The administration has said they received information on bin Laden’s whereabouts by tracking his courier, and that the top military target was killed in a firefight with an elite team of Navy SEALs.
But Hersh writes that the Obama administration had initially agreed to say bin Laden had been killed by a drone strike; that ISI was holding bin Laden a prisoner at the Abbottabad compound where he was killed, and that a former senior Pakistani intelligence officer told the U.S. of his whereabouts for the $25 million award being offered at the time.
His source is identified as a “retired senior intelligence official who was knowledgeable about the initial intelligence about bin Laden’s presence in Abottabad.”
Hersh also alleges Obama’s speech announcing the successful mission was “put together in a rush,” not vetted or cleared by national security officials and created “chaos in the weeks following.”
“This series of self-serving and inaccurate statements would create chaos in the weeks following,” he said.
Hersh quotes his source as saying: “This was not the fog of war.

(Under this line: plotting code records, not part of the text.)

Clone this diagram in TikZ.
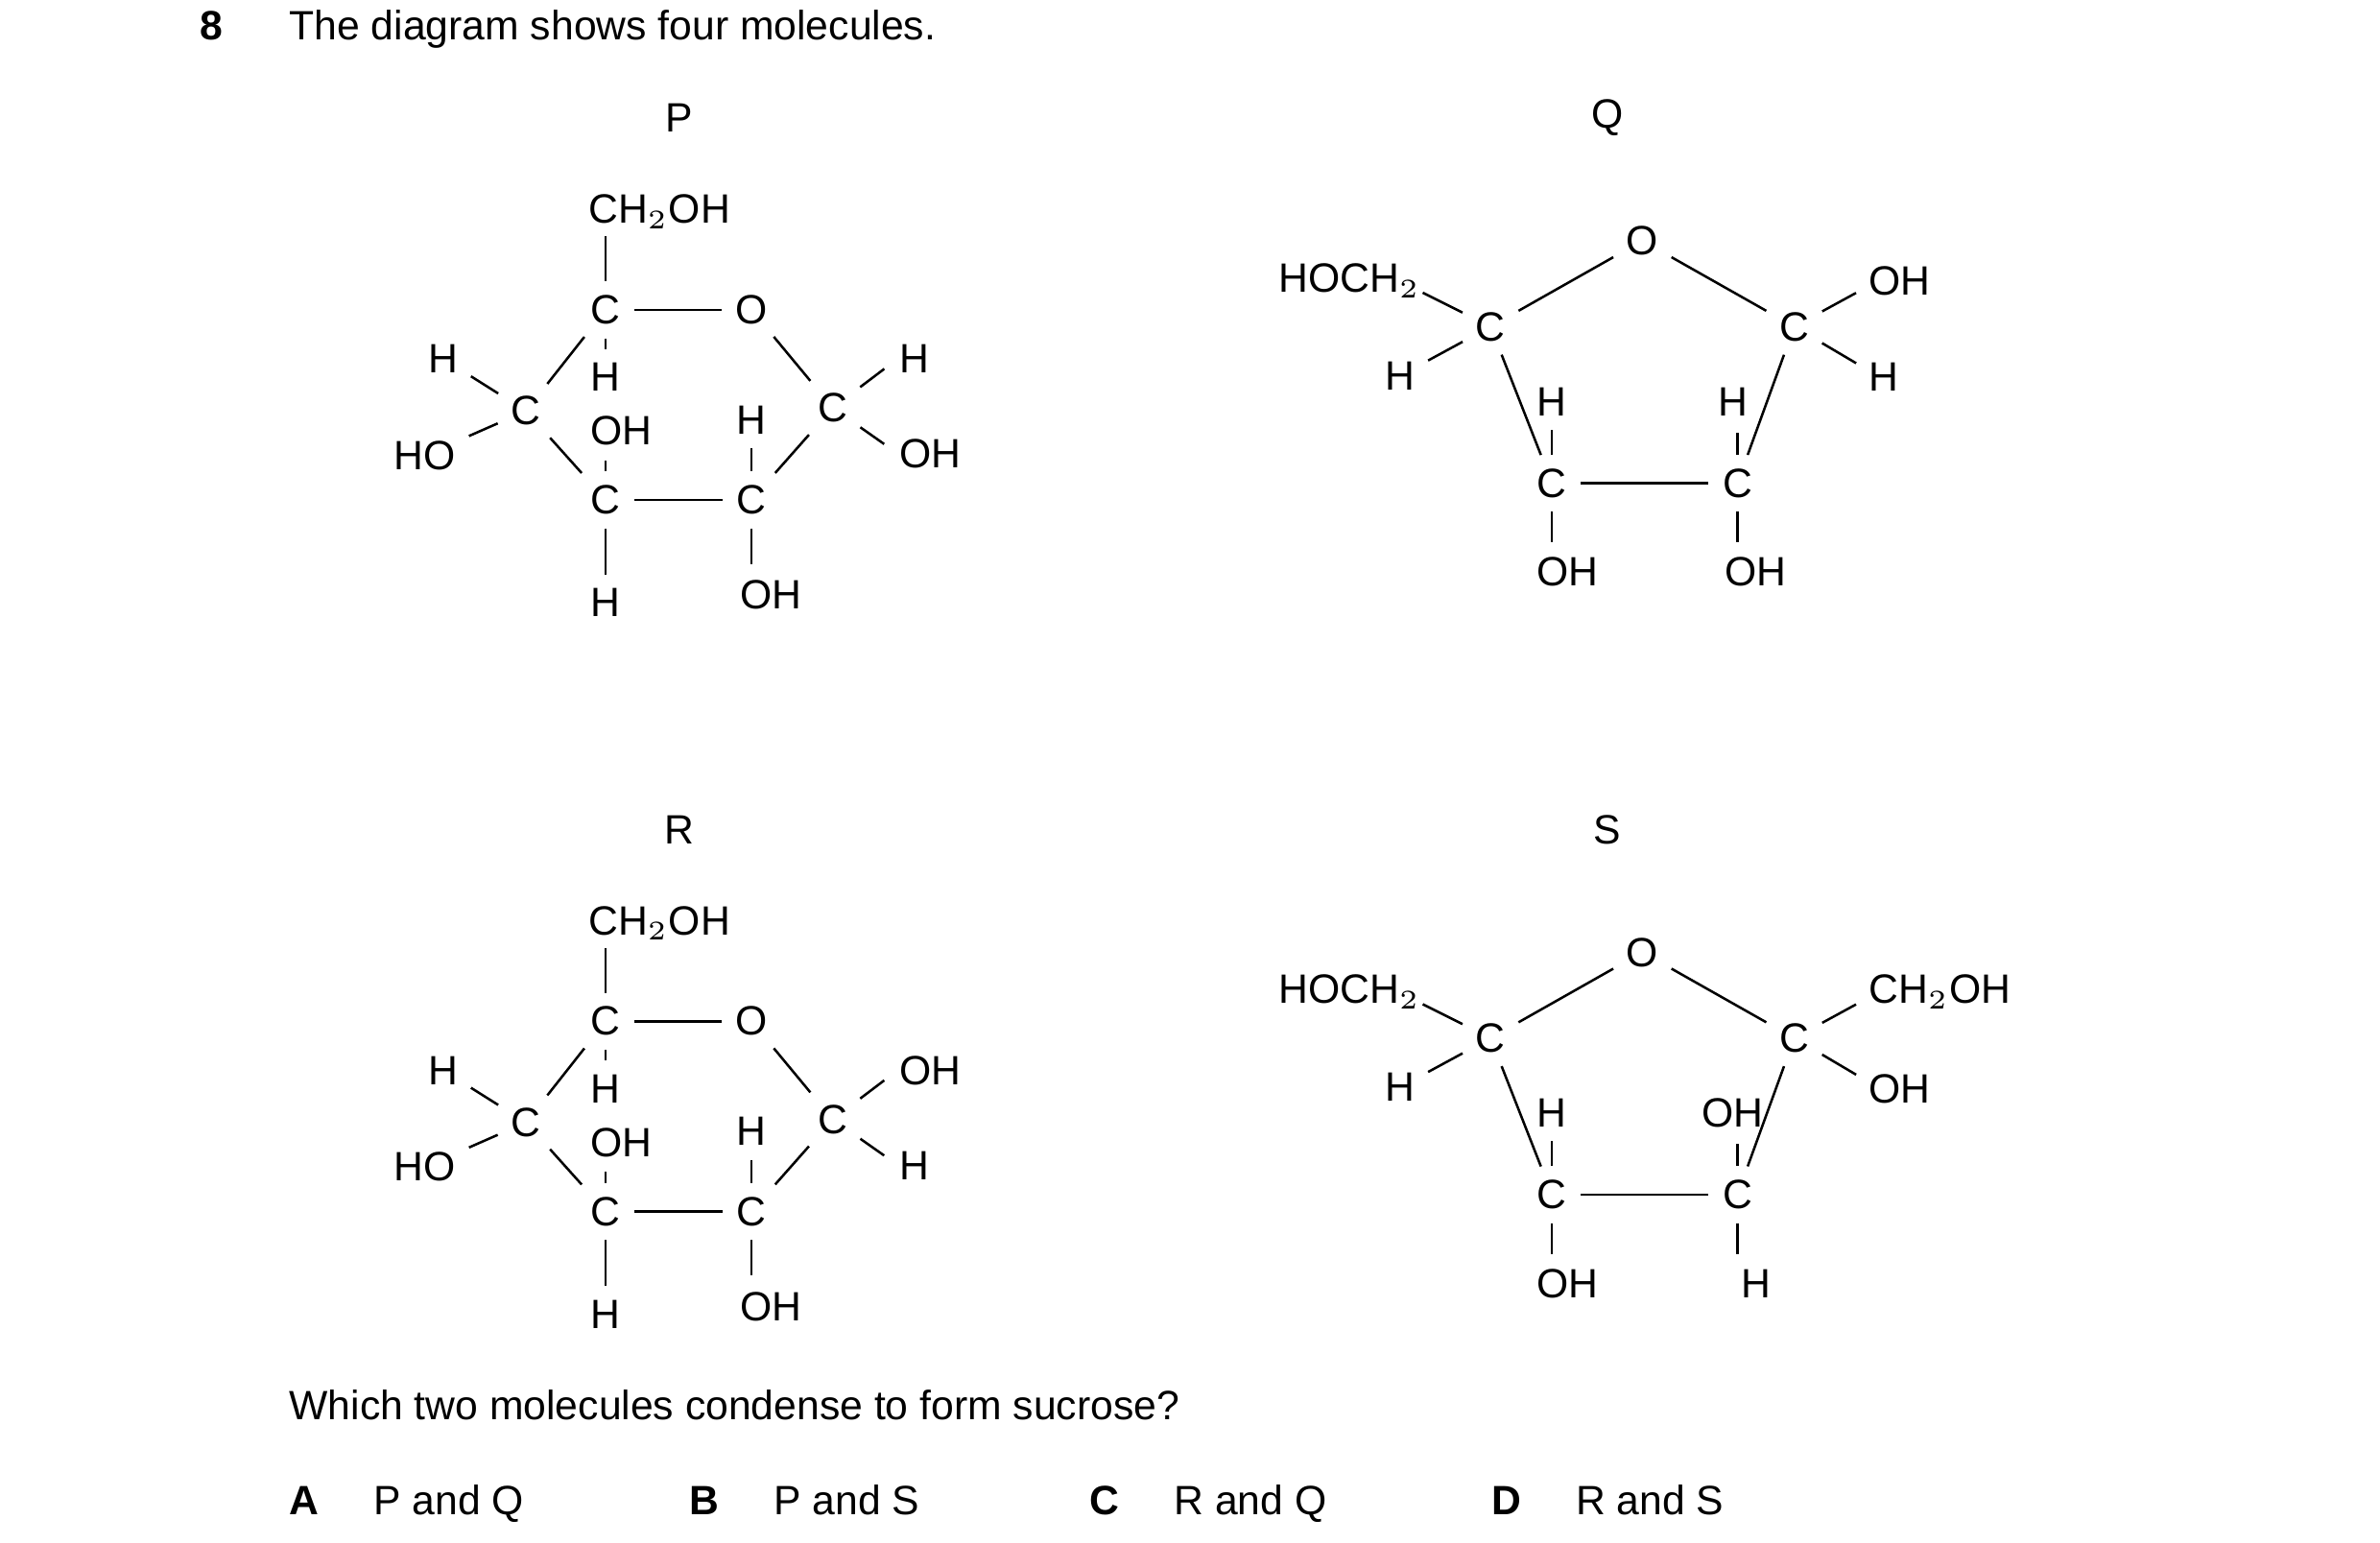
\documentclass[tikz,border=0pt]{standalone}
\usepackage{fontspec}
\setmainfont{Liberation Sans}
\begin{document}
\begin{tikzpicture}[x=0.1mm,y=-0.1mm,
  atm/.style={inner sep=1.2pt,font=\fontsize{7.6}{9}\selectfont},
  tx/.style={anchor=west,inner sep=0pt,font=\fontsize{7.6}{9}\selectfont},
  bx/.style={anchor=base west,inner sep=0pt,font=\fontsize{7.6}{9}\selectfont},
  bd/.style={line width=0.45pt,shorten <=1.2pt,shorten >=1.2pt}]
\useasboundingbox (0,0) rectangle (1552,1006);
\node[bx,font=\fontsize{7.6}{9}\selectfont\bfseries] (n8) at (130,26) {8};
\node[bx] (title) at (188,26) {The diagram shows four molecules.};
% hexose rings
\foreach \p/\dy/\lab/\tr/\br in {P/0/P/H/OH, R/464/R/OH/H}{
 \begin{scope}[yshift={-\dy*0.1mm}]
  \node[atm] (\p lab) at (443,77) {\lab};
  \node[atm] (\p ch) at (430,138) {CH$_2$OH};
  \coordinate (\p chc) at (395,150);
  \node[atm] (\p c1) at (395,202) {C};
  \node[atm] (\p o) at (490,202) {O};
  \node[atm] (\p h1) at (395,246) {H};
  \node[atm] (\p c2) at (543,266) {C};
  \node[tx] (\p tr) at (586,234) {\tr};
  \node[tx] (\p br) at (586,296) {\br};
  \coordinate (\p trc) at (580,238);
  \coordinate (\p brc) at (580,292);
  \node[atm] (\p c3) at (490,326) {C};
  \node[atm] (\p h3) at (490,274) {H};
  \node[atm] (\p oh3) at (503,388) {OH};
  \coordinate (\p oh3c) at (490,372);
  \node[atm] (\p c4) at (395,326) {C};
  \node[atm] (\p oh4) at (405,281) {OH};
  \coordinate (\p oh4c) at (395,296);
  \node[atm] (\p h4) at (395,393) {H};
  \node[atm] (\p c5) at (343,268) {C};
  \node[atm] (\p h5) at (289,234) {H};
  \node[atm] (\p ho5) at (277,297) {HO};
  \draw[bd] (\p chc) -- (\p c1);
  \draw[bd] (\p c1) -- (\p o);
  \draw[bd] (\p c1) -- (\p h1);
  \draw[bd] (\p o) -- (\p c2);
  \draw[bd] (\p c2) -- (\p trc);
  \draw[bd] (\p c2) -- (\p brc);
  \draw[bd] (\p c2) -- (\p c3);
  \draw[bd] (\p c3) -- (\p h3);
  \draw[bd] (\p c3) -- (\p oh3c);
  \draw[bd] (\p c3) -- (\p c4);
  \draw[bd] (\p c4) -- (\p oh4c);
  \draw[bd] (\p c4) -- (\p h4);
  \draw[bd] (\p c5) -- (\p c1);
  \draw[bd] (\p c5) -- (\p c4);
  \draw[bd] (\p c5) -- (\p h5);
  \draw[bd] (\p c5) -- (\p ho5);
 \end{scope}}
% fructose rings
\foreach \p/\dy/\lab/\tr/\br/\la/\lb/\ra/\rb in {Q/0/Q/OH/H/H/OH/H/OH, S/464/S/CH$_2$OH/OH/H/OH/OH/H}{
 \begin{scope}[yshift={-\dy*0.1mm}]
  \node[atm] (\p lab) at (1048,77) {\lab};
  \node[atm] (\p o) at (1071,157) {O};
  \node[atm] (\p c1) at (972,213) {C};
  \node[atm] (\p c2) at (1170,213) {C};
  \node[atm] (\p hoch) at (880,183) {HOCH$_2$};
  \coordinate (\p hochc) at (924,189);
  \node[atm] (\p h1) at (913,245) {H};
  \node[tx] (\p tr) at (1218,183) {\tr};
  \coordinate (\p trc) at (1214,189);
  \node[tx] (\p br) at (1218,246) {\br};
  \coordinate (\p brc) at (1214,239);
  \node[atm] (\p c3) at (1012,315) {C};
  \node[atm] (\p c4) at (1133,315) {C};
  \node[atm] (\p la) at (1012,262) {\la};
  \node[atm] (\p lb) at (1022,373) {\lb};
  \coordinate (\p lbc) at (1012,358);
  \node[atm] (\p ra) at (1130,262) {\ra};
  \node[atm] (\p rb) at (1145,373) {\rb};
  \coordinate (\p rbc) at (1133,358);
  \coordinate (\p rac) at (1133,278);
  \draw[bd] (\p c1) -- (\p o);
  \draw[bd] (\p o) -- (\p c2);
  \draw[bd] (\p hochc) -- (\p c1);
  \draw[bd] (\p h1) -- (\p c1);
  \draw[bd] (\p c2) -- (\p trc);
  \draw[bd] (\p c2) -- (\p brc);
  \draw[bd] (\p c1) -- (\p c3);
  \draw[bd] (\p c2) -- (\p c4);
  \draw[bd] (\p c3) -- (\p c4);
  \draw[bd] (\p c3) -- (\p la);
  \draw[bd] (\p c3) -- (\p lbc);
  \draw[bd] (\p c4) -- (\p rac);
  \draw[bd] (\p c4) -- (\p rbc);
 \end{scope}}
\node[bx] (q) at (188,926) {Which two molecules condense to form sucrose?};
\foreach \k/\x/\t in {A/188/P and Q, B/449/P and S, C/710/R and Q, D/972/R and S}{
  \node[bx,font=\fontsize{7.6}{9}\selectfont\bfseries] (opt\k) at (\x,988) {\k};
  \node[bx] (txt\k) at (\x+55,988) {\t};
}
\end{tikzpicture}
\end{document}
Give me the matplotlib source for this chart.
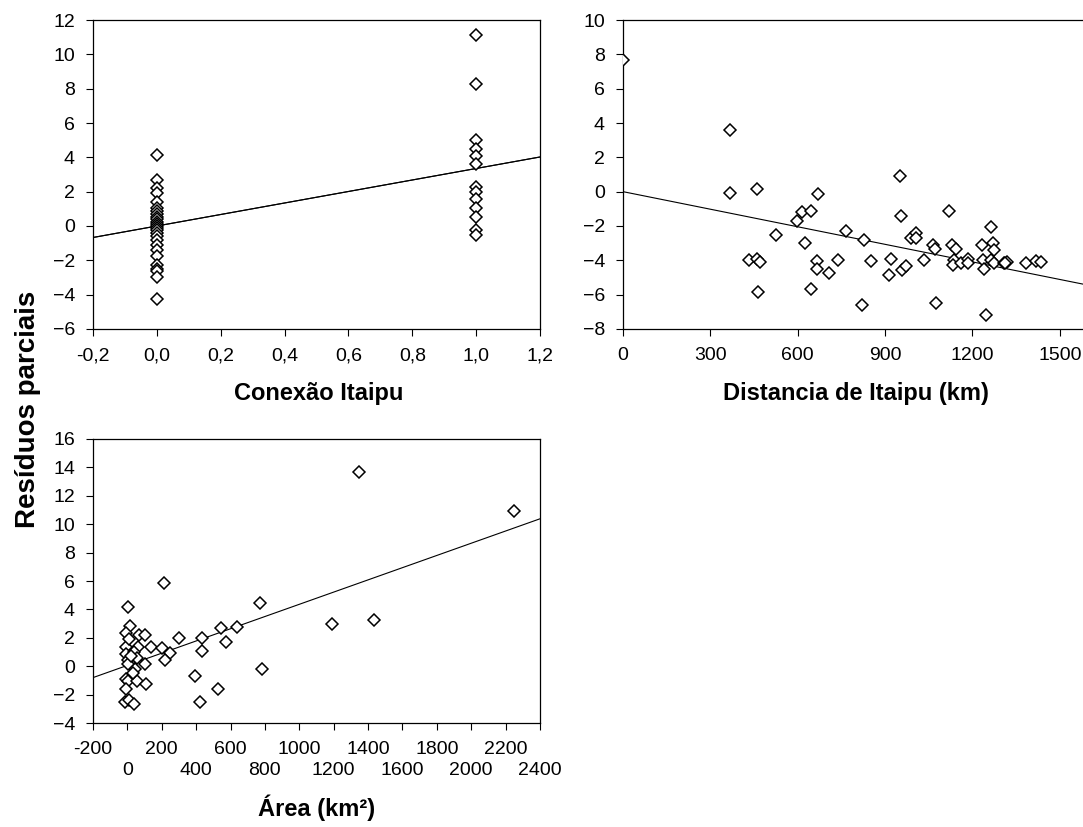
import matplotlib.pyplot as plt
import numpy as np

plt.rcParams['font.family'] = ['Liberation Sans', 'DejaVu Sans']

# Panel 1: Conexao Itaipu (0 = not connected, 1 = connected)
conexao_x0 = [4.15, 2.7, 2.2, 1.9, 1.4, 1.05, 0.85, 0.7, 0.55, 0.4, 0.25, 0.1,
              0.0, -0.1, -0.25, -0.4, -0.6, -0.8, -1.1, -1.4, -1.75, -2.3,
              -2.5, -2.6, -3.0, -4.25]
conexao_x1 = [11.1, 8.25, 5.0, 4.5, 4.05, 3.6, 2.3, 2.0, 1.6, 1.05, 0.5,
              -0.25, -0.5]
conexao_fit = (3.35, 0.0)  # slope, intercept
conexao_ticks = [-0.2, 0.0, 0.2, 0.4, 0.6, 0.8, 1.0, 1.2]
conexao_labels = ['-0,2', '0,0', '0,2', '0,4', '0,6', '0,8', '1,0', '1,2']

# Panel 2: Distancia de Itaipu (km)
dist_km = [0, 369, 369, 460, 431, 460, 471, 463, 524, 597, 616, 646, 671, 626,
           667, 667, 707, 646, 738, 764, 826, 851, 820, 920, 913, 950, 955,
           958, 972, 989, 1006, 1006, 1032, 1064, 1073, 1075, 1121, 1129,
           1142, 1136, 1132, 1161, 1184, 1186, 1233, 1236, 1241, 1245, 1262,
           1270, 1273, 1262, 1273, 1307, 1319, 1313, 1384, 1418, 1435]
dist_res = [7.65, 3.62, -0.1, 0.17, -3.98, -3.9, -4.08, -5.83, -2.5, -1.71,
            -1.21, -1.13, -0.13, -3.02, -4.04, -4.52, -4.75, -5.67, -3.98,
            -2.31, -2.83, -4.04, -6.6, -3.9, -4.85, 0.9, -1.4, -4.56, -4.33,
            -2.69, -2.4, -2.69, -3.98, -3.08, -3.33, -6.48, -1.13, -3.08,
            -3.33, -3.98, -4.27, -4.13, -3.94, -4.17, -3.13, -3.98, -4.48,
            -7.17, -2.06, -3.02, -3.37, -3.98, -4.13, -4.13, -4.08, -4.17,
            -4.13, -4.04, -4.08]
dist_fit = (-0.00341, 0.0)

# Panel 3: Area (km2)
area_km2 = [1348, 2249, 213, 2, 770, 15, -6, 66, 103, -6, 64, 138, 204, 246,
            219, 303, 436, 436, 543, 638, 572, -6, 37, 4, 56, 103, 43, -6, 4,
            56, 107, -6, -12, 8, 37, 394, 423, 528, 784, 1193, 1434, 4, 20,
            30, 10]
area_res = [13.67, 10.96, 5.88, 4.19, 4.42, 2.82, 2.31, 2.19, 2.19, 1.36,
            1.32, 1.32, 1.25, 0.96, 0.42, 2.02, 2.02, 1.08, 2.66, 2.78, 1.72,
            0.85, 1.01, 0.42, 0.61, 0.19, -0.21, -0.87, -1.04, -1.04, -1.27,
            -1.62, -2.52, -2.35, -2.68, -0.68, -2.52, -1.58, -0.21, 2.94, 3.25,
            0.19, 0.7, -0.5, 1.9]
area_fit = (0.0043, 0.06)
area_ticks_top = [-200, 200, 600, 1000, 1400, 1800, 2200]
area_ticks_low = [0, 400, 800, 1200, 1600, 2000, 2400]


def style(ax, xlim, ylim, yticks):
    ax.set_xlim(xlim)
    ax.set_ylim(ylim)
    ax.set_yticks(yticks)
    ax.tick_params(direction='out', length=5, width=0.8, labelsize=14,
                   pad=8, top=False, right=False, colors='black')
    for s in ax.spines.values():
        s.set_linewidth(0.9)


def scatter_fit(ax, x, y, fit, xlim):
    ax.plot(x, y, linestyle='none', marker='D', markersize=5.8,
            markerfacecolor='white', markeredgecolor='black',
            markeredgewidth=1.1, zorder=3)
    xs = np.array(xlim)
    ax.plot(xs, fit[0] * xs + fit[1], color='black', linewidth=0.8, zorder=2)


fig = plt.figure(figsize=(10.83, 8.27), dpi=100)

# top left
ax1 = fig.add_axes([0.0859, 0.6022, 0.4127, 0.3736])
xl1 = (-0.2, 1.2)
scatter_fit(ax1, [0.0] * len(conexao_x0), conexao_x0, conexao_fit, xl1)
scatter_fit(ax1, [1.0] * len(conexao_x1), conexao_x1, conexao_fit, xl1)
style(ax1, xl1, (-6, 12), np.arange(-6, 13, 2))
ax1.set_xticks(conexao_ticks)
ax1.set_xticklabels(conexao_labels)
ax1.set_xlabel('Conexão Itaipu', fontsize=17, fontweight='bold')
ax1.xaxis.set_label_coords(0.505, -0.172)

# top right (right edge runs past the figure)
ax2 = fig.add_axes([0.5753, 0.6022, 0.4302, 0.3736])
xl2 = (0, 1600)
scatter_fit(ax2, dist_km, dist_res, dist_fit, xl2)
style(ax2, xl2, (-8, 10), np.arange(-8, 11, 2))
ax2.set_xticks(np.arange(0, 1501, 300))
ax2.set_xlabel('Distancia de Itaipu (km)', fontsize=17, fontweight='bold')
ax2.xaxis.set_label_coords(0.5, -0.172)

# bottom left: staggered labels, second row drawn as minor ticks
ax3 = fig.add_axes([0.0859, 0.1257, 0.4127, 0.3435])
xl3 = (-200, 2400)
scatter_fit(ax3, area_km2, area_res, area_fit, xl3)
style(ax3, xl3, (-4, 16), np.arange(-4, 17, 2))
ax3.set_xticks(area_ticks_top)
ax3.set_xticks(area_ticks_low, minor=True)
ax3.set_xticklabels([str(t) for t in area_ticks_top])
ax3.set_xticklabels([str(t) for t in area_ticks_low], minor=True)
ax3.tick_params(axis='x', which='minor', direction='out', length=5,
                width=0.8, labelsize=14, pad=23)
ax3.set_xlabel('Área (km²)', fontsize=17, fontweight='bold')
ax3.xaxis.set_label_coords(0.5, -0.25)

fig.text(0.026, 0.505, 'Resíduos parciais', rotation=90, fontsize=20,
         fontweight='bold', ha='center', va='center')

fig.savefig('out.png', dpi=100)
plt.close(fig)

“The fact that there was an agreement with the Pakistanis and no contingency analysis of what was to be disclosed if something went wrong — that wasn’t even discussed,” the source says. “And once it went wrong, they had to make up a new cover story on the fly.”
The White House did not respond to a request for comment.
Hersh won the Pulitzer in 1970 for his shocking report on the My Lai massacre during the Vietnam War that was widely credited with contributing to the public backlash against the war, and has since reported on conflicts in Iraq, Iran and Syria, but he’s come under frequent criticism for his heavy use of unnamed sources.